My first criterion in the Jung test describes me as an extrovert meaning that I draw my energy from outside sources as opposed to inwardly from myself. This to some extent is true but I do draw some inspiration and drive from my own ideas and goals that I have set for myself. However in my personal mission statement my biggest concern is that I procrastinate. Usually in school it takes other to push me to do my work. Especially in group work. Instead of having my own drive I work off the drive of others and usually end up doing work because I don't want to let the group down or because I am being pushed to do work when a deadline is approaching. On the collage I didn't include any pictures of myself. Instead I used pictures from magazines which inspired me or somehow reflected me. The idea that I draw energy and drive from outside sources seem to be present in all the.

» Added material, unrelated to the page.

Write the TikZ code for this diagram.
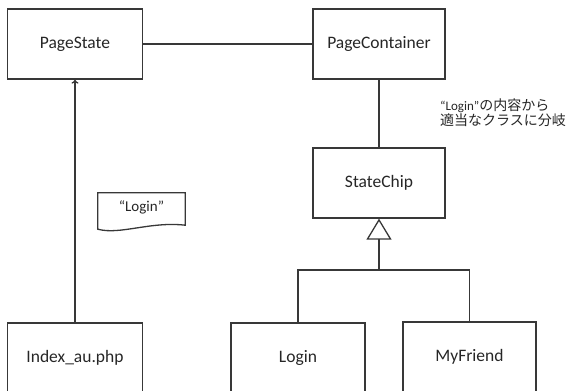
\documentclass[tikz,border=0pt]{standalone}
\usepackage{fontspec}
\setmainfont{Carlito}
\newfontfamily\cjk{Noto Sans CJK JP}
\usetikzlibrary{arrows.meta}
\begin{document}
\begin{tikzpicture}
	[x=1pt,y=1pt,
	line/.style={draw=black!78,line width=1.3pt},
	class/.style={line,rectangle,minimum height=70pt,text=black!85,font=\fontsize{17.5}{20}\selectfont},
	note/.style={rectangle,minimum width=87pt,minimum height=28pt,text=black!85,font=\fontsize{15}{18}\selectfont},
	remark/.style={align=left,text=black!85,inner sep=0pt}]
	\useasboundingbox (0,0) rectangle (568,391);
	\clip (0,0) rectangle (568,391);
	\node[class,minimum width=135pt] (PageState) at (75,347) {PageState};
	\node[class,minimum width=132pt] (PageContainer) at (379,347) {PageContainer};
	\node[class,minimum width=132pt] (StateChip) at (379,208) {StateChip};
	\node[class,minimum width=135pt] (Index) at (75,33) {Index\_au.php};
	\node[class,minimum width=134pt] (Login) at (298,33) {Login};
	\node[class,minimum width=133pt] (MyFriend) at (469.5,34) {MyFriend};
	\node[note] (quote) at (141.5,184) {“Login”};
	\node[remark,anchor=west] (branch) at (440,278)
		{{\fontsize{13}{16}\selectfont “Login”}{\cjk\fontsize{14}{16}\selectfont の内容から}\\
		 {\cjk\fontsize{14}{16}\selectfont 適当なクラスに分岐}};
	\coordinate (split) at (379,121);

	\draw[line] (PageState) -- (PageContainer);
	\draw[line] (PageContainer) -- (StateChip);
	\draw[line,-{To[length=4pt,width=7pt]}] (Index) -- (PageState);
	\draw[line,-{Triangle[open,fill=white,length=21pt,width=25pt]}] (split) -- (StateChip);
	\draw[line] (Login.north) |- (split) -| (MyFriend.north);
	\draw[line] (quote.north west) -- (quote.north east) -- ([yshift=-4pt]quote.south east)
		.. controls +(-35,4) and +(22,-6) .. ([yshift=-8pt]quote.south west) -- cycle;
\end{tikzpicture}
\end{document}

Sensing was the result of the test as the second criteria. This is also common in the mission statement. I'm not sure if this is entirely accurate as I would like to believe that I come to some of my own conclusions and that I do not always have to count on outside sources for information. However most of my knowledge in terms of the world has come out of personal experience as well as learning from other especially school.

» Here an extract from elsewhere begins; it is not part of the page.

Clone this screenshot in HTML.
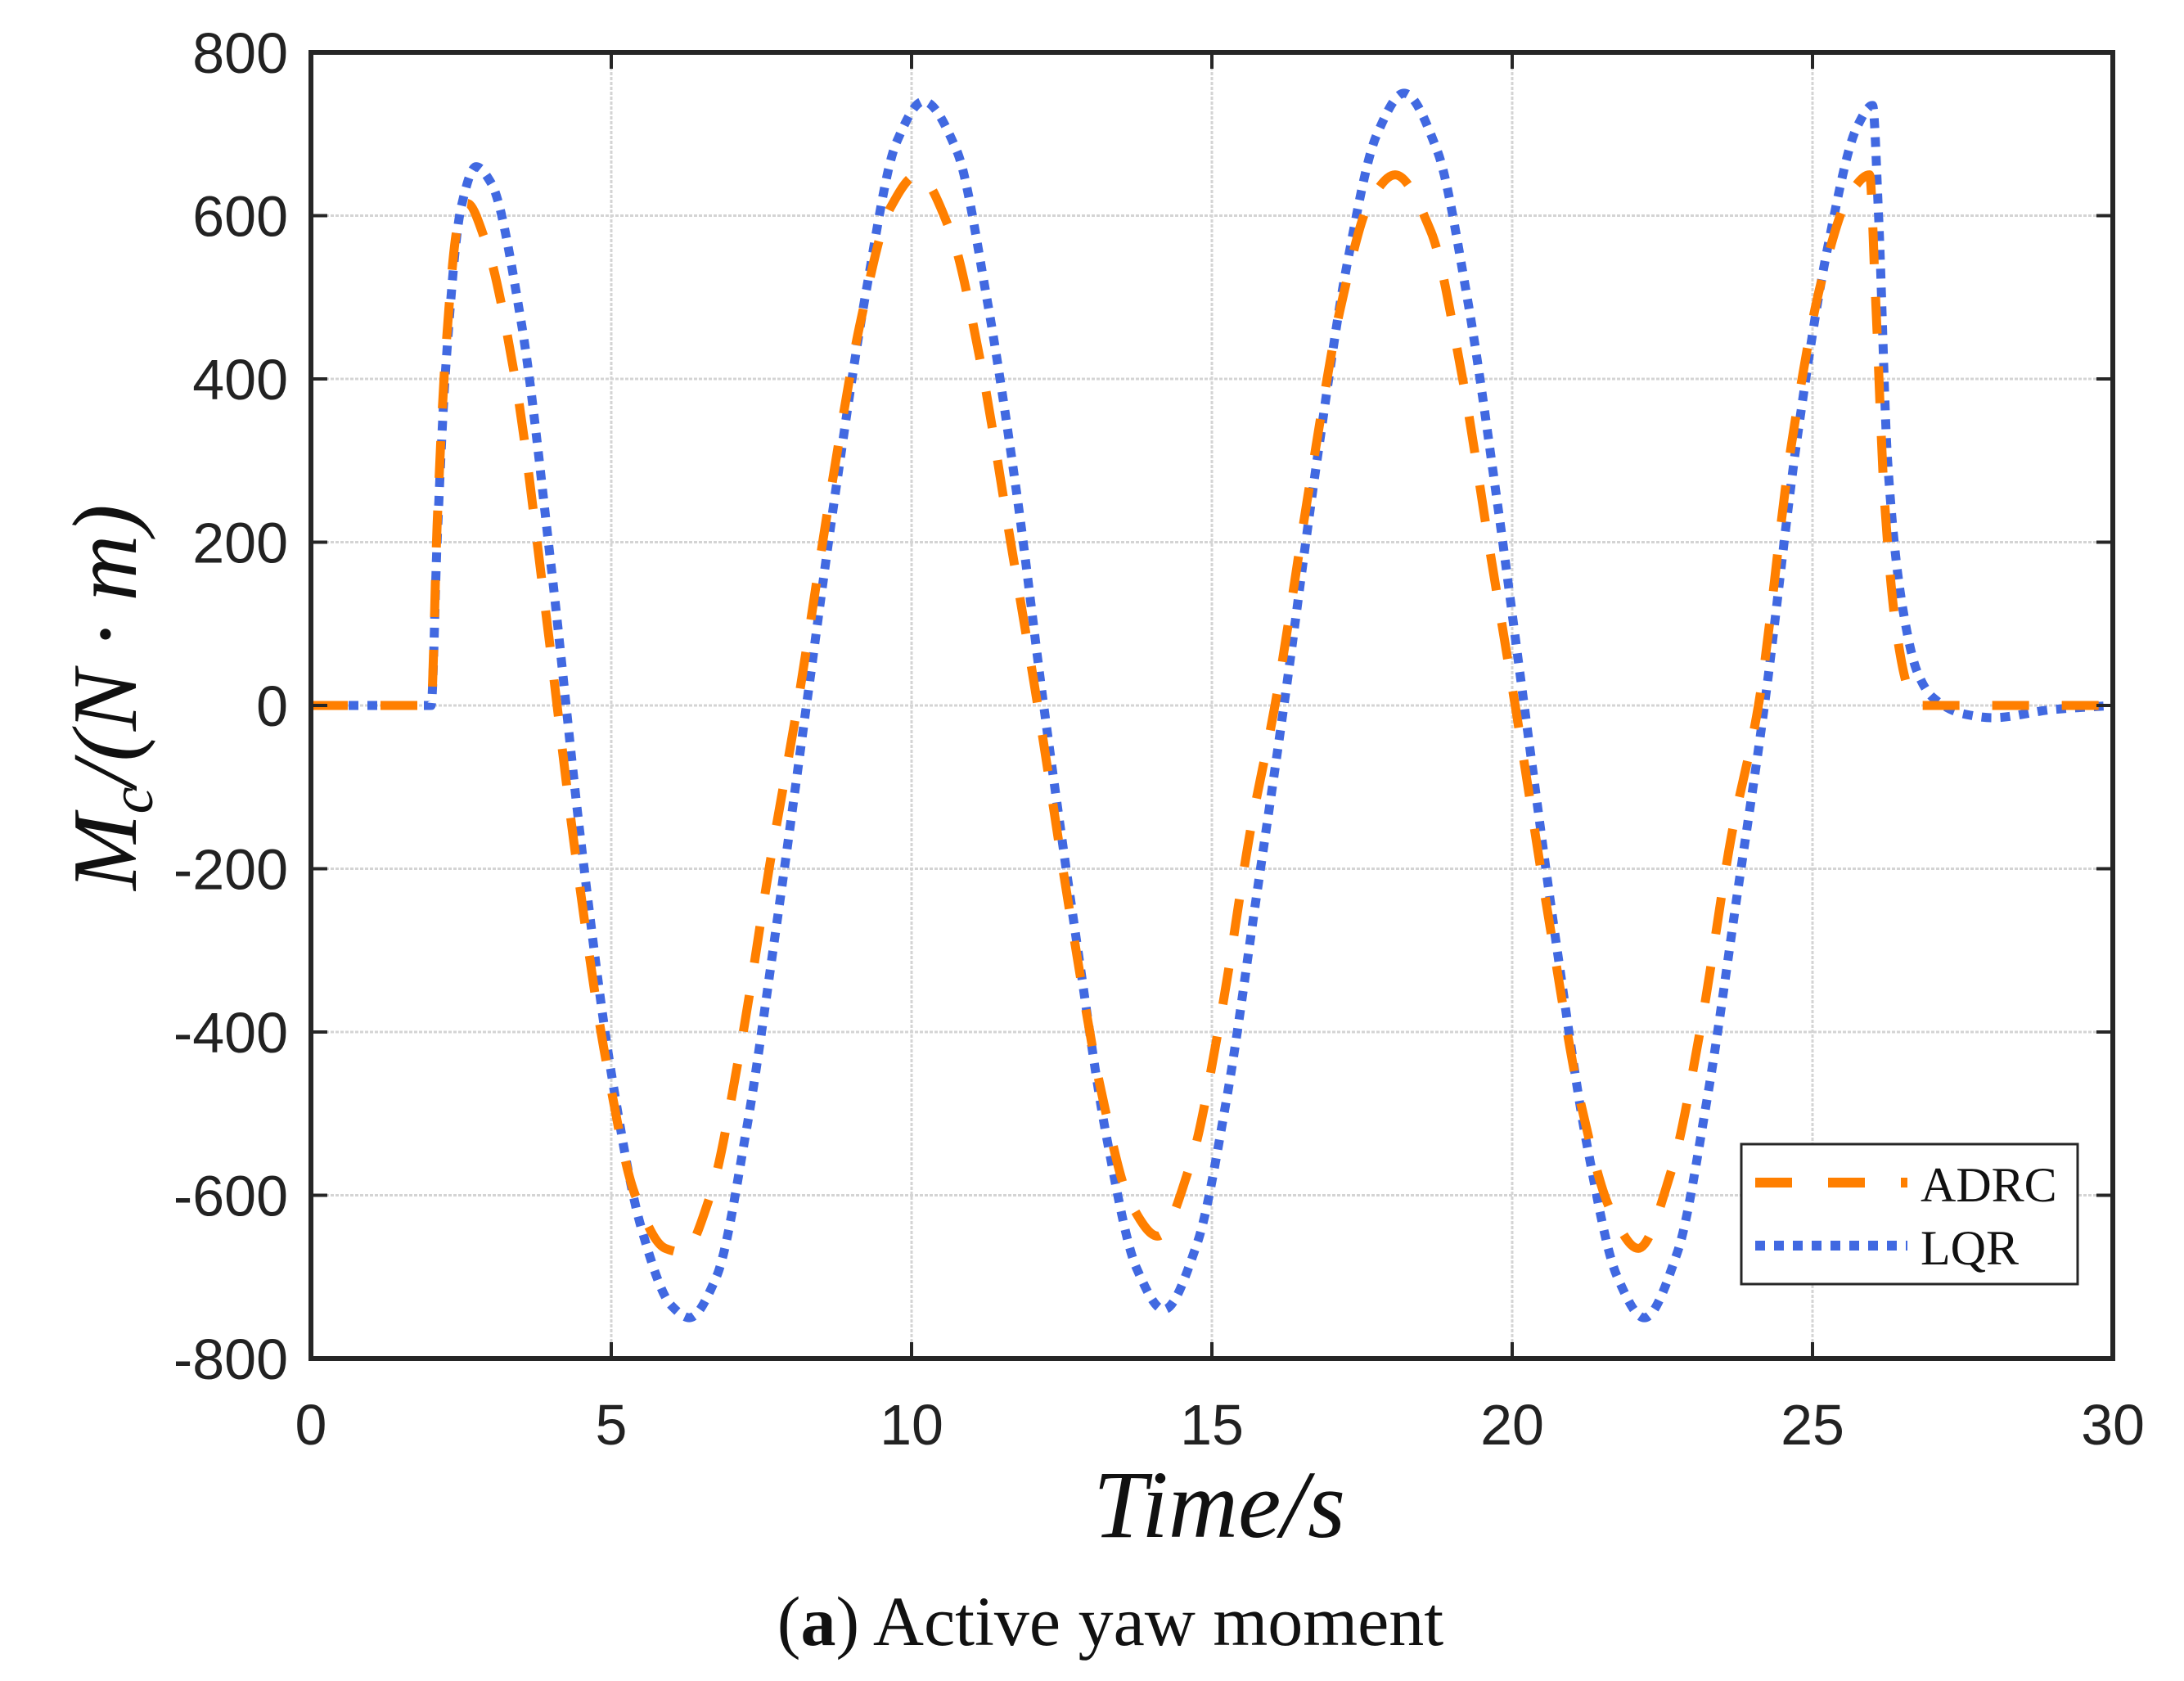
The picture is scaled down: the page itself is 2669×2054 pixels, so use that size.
<!DOCTYPE html>
<html><head><meta charset="utf-8">
<style>
html,body{margin:0;padding:0;background:#fff;}
svg{display:block;}
</style></head>
<body>
<svg id="chart" width="2669" height="2054" viewBox="0 0 2669 2054" xmlns="http://www.w3.org/2000/svg">
<rect x="0" y="0" width="2669" height="2054" fill="#fff"/>
<g id="grid"></g>
<g id="series"></g>
<g id="axes"></g>
<text x="1490" y="1878" font-family="Liberation Serif, serif" font-style="italic" font-size="118" text-anchor="middle" fill="#111">Time/s</text>
<text transform="translate(166,852) rotate(-90)" x="0" y="0" font-family="Liberation Serif, serif" font-style="italic" font-size="112" text-anchor="middle" fill="#111">M<tspan font-size="74" dy="20">c</tspan><tspan dy="-20">/(N · m)</tspan></text>
<text x="1357" y="2010" font-family="Liberation Serif, serif" font-size="86" text-anchor="middle" fill="#111">(<tspan font-weight="bold">a</tspan>) Active yaw moment</text>
<g>
<rect x="2128" y="1398" width="411" height="171" fill="#fff" stroke="#262626" stroke-width="3"/>
<line x1="2145" y1="1445" x2="2331" y2="1445" stroke="#FF7F00" stroke-width="12" stroke-dasharray="45 44"/>
<text x="2347" y="1468" font-family="Liberation Serif, serif" font-size="60" fill="#111">ADRC</text>
<line x1="2145" y1="1522" x2="2331" y2="1522" stroke="#4169E1" stroke-width="12" stroke-dasharray="12 11"/>
<text x="2347" y="1545" font-family="Liberation Serif, serif" font-size="60" fill="#111">LQR</text>
</g>
</svg>
<script>
const xTicks = [0,5,10,15,20,25,30];
const yTicks = [-800,-600,-400,-200,0,200,400,600,800];
const lqrT = [0,2,2.1,2.25,2.5,2.75,3,3.5,4,4.5,5,5.5,6,6.3,6.75,7.25,7.75,8.25,8.75,9.25,9.75,10.2,10.75,11.25,11.75,12.2,12.75,13.25,13.75,14.2,14.75,15.25,15.75,16.2,16.75,17.25,17.75,18.2,18.75,19.25,19.75,20.2,20.75,21.25,21.75,22.2,22.75,23.25,23.75,24.2,24.75,25.25,25.75,26,26.1,26.25,26.5,26.75,27,27.5,28,29,30];
const lqrV = [0,0,200,420,610,660,640,470,170,-170,-450,-640,-735,-750,-700,-520,-270,0,270,510,690,740,680,500,260,0,-290,-530,-690,-740,-660,-480,-230,0,300,540,700,750,680,500,250,0,-300,-540,-700,-750,-670,-480,-230,0,330,560,710,735,600,300,120,40,10,-10,-15,-5,0];
const adrcT = [0,2,2.1,2.25,2.45,2.6,2.9,3.4,3.9,4.4,4.9,5.4,5.9,6.2,6.65,7.15,7.65,8.1,8.65,9.15,9.65,10.1,10.65,11.15,11.65,12.1,12.65,13.15,13.65,14.1,14.65,15.15,15.65,16.05,16.65,17.15,17.65,18.05,18.65,19.15,19.65,20.05,20.65,21.15,21.65,22.1,22.65,23.15,23.65,24.1,24.65,25.15,25.65,25.95,26.05,26.2,26.4,26.6,26.8,30];
const adrcV = [0,0,220,440,590,615,570,400,120,-180,-430,-600,-665,-670,-600,-420,-190,0,260,470,610,650,580,420,200,0,-260,-470,-610,-650,-560,-380,-150,0,280,490,620,650,580,410,180,0,-280,-490,-620,-665,-570,-390,-160,0,320,520,630,650,500,250,90,20,0,0];

const NS='http://www.w3.org/2000/svg';
const L=380,R=2582,T=64,B=1660;
const xs=t=>L+(t-0)/(30-0)*(R-L);
const ys=v=>B-(v+800)/1600*(B-T);
const grid=document.getElementById('grid'),axes=document.getElementById('axes'),series=document.getElementById('series');
function mk(tag,attrs,parent){const e=document.createElementNS(NS,tag);for(const k in attrs)e.setAttribute(k,attrs[k]);parent.appendChild(e);return e;}
xTicks.forEach(t=>{
  const x=xs(t);
  if(t>0&&t<30){
    const g=mk('line',{x1:x,y1:T,x2:x,y2:B,stroke:'#d4d4d4','stroke-width':3,'stroke-dasharray':'4 2'},grid);
    
    
    const a=mk('line',{x1:x,y1:B,x2:x,y2:B-20,stroke:'#262626','stroke-width':4},axes);
    
    
    const b=mk('line',{x1:x,y1:T,x2:x,y2:T+20,stroke:'#262626','stroke-width':4},axes);
    
    
  }
  const tx=mk('text',{x:x,y:1765,'font-family':'Liberation Sans, sans-serif','font-size':70,'text-anchor':'middle',fill:'#222'},axes);
  tx.textContent=t;
  
  
});
yTicks.forEach(v=>{
  const y=ys(v);
  if(v>-800&&v<800){
    const g=mk('line',{x1:L,y1:y,x2:R,y2:y,stroke:'#d4d4d4','stroke-width':3,'stroke-dasharray':'4 2'},grid);
    
    
    const a=mk('line',{x1:L,y1:y,x2:L+20,y2:y,stroke:'#262626','stroke-width':4},axes);
    
    
    const b=mk('line',{x1:R,y1:y,x2:R-20,y2:y,stroke:'#262626','stroke-width':4},axes);
    
    
  }
  const tx=mk('text',{x:352,y:y+25,'font-family':'Liberation Sans, sans-serif','font-size':70,'text-anchor':'end',fill:'#222'},axes);
  tx.textContent=v;
  
  
});
const frame=mk('rect',{x:L,y:T,width:R-L,height:B-T,fill:'none',stroke:'#262626','stroke-width':6},axes);



// monotone cubic (Fritsch-Carlson) to avoid overshoot
function pathFrom(T_,V_){
  const n=T_.length;
  const X=T_.map(xs),Y=V_.map(ys);
  const d=[],m=new Array(n);
  for(let i=0;i<n-1;i++)d.push((Y[i+1]-Y[i])/(X[i+1]-X[i]));
  m[0]=d[0];m[n-1]=d[n-2];
  for(let i=1;i<n-1;i++){
    if(d[i-1]*d[i]<=0)m[i]=0;
    else{const w1=2*(X[i+1]-X[i])+(X[i]-X[i-1]),w2=(X[i+1]-X[i])+2*(X[i]-X[i-1]);m[i]=(w1+w2)/(w1/d[i-1]+w2/d[i]);}
  }
  let s='M'+X[0]+','+Y[0];
  for(let i=0;i<n-1;i++){
    const h=(X[i+1]-X[i])/3;
    s+=' C'+(X[i]+h)+','+(Y[i]+m[i]*h)+' '+(X[i+1]-h)+','+(Y[i+1]-m[i+1]*h)+' '+X[i+1]+','+Y[i+1];
  }
  return s;
}
const lqr=mk('path',{d:pathFrom(lqrT,lqrV),fill:'none',stroke:'#4169E1','stroke-width':11,'stroke-dasharray':'12 11'},series);


const adrc=mk('path',{d:pathFrom(adrcT,adrcV),fill:'none',stroke:'#FF7F00','stroke-width':11,'stroke-dasharray':'45 40'},series);


</script>
</body></html>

Third I was feeling. This means that I base most of my decisions on emotions rather than logic. I'm sure I use some logic to make decisions in my life. However this kind of troubled me because I think I still need to grow emotionally. If my decisions are mostly based on emotional circumstances then this could pose a problem as my decisions will be incomplete in reasoning. However since I've started reading the seven habits I've realized that I might need to alter my perceptions and change my paradigm.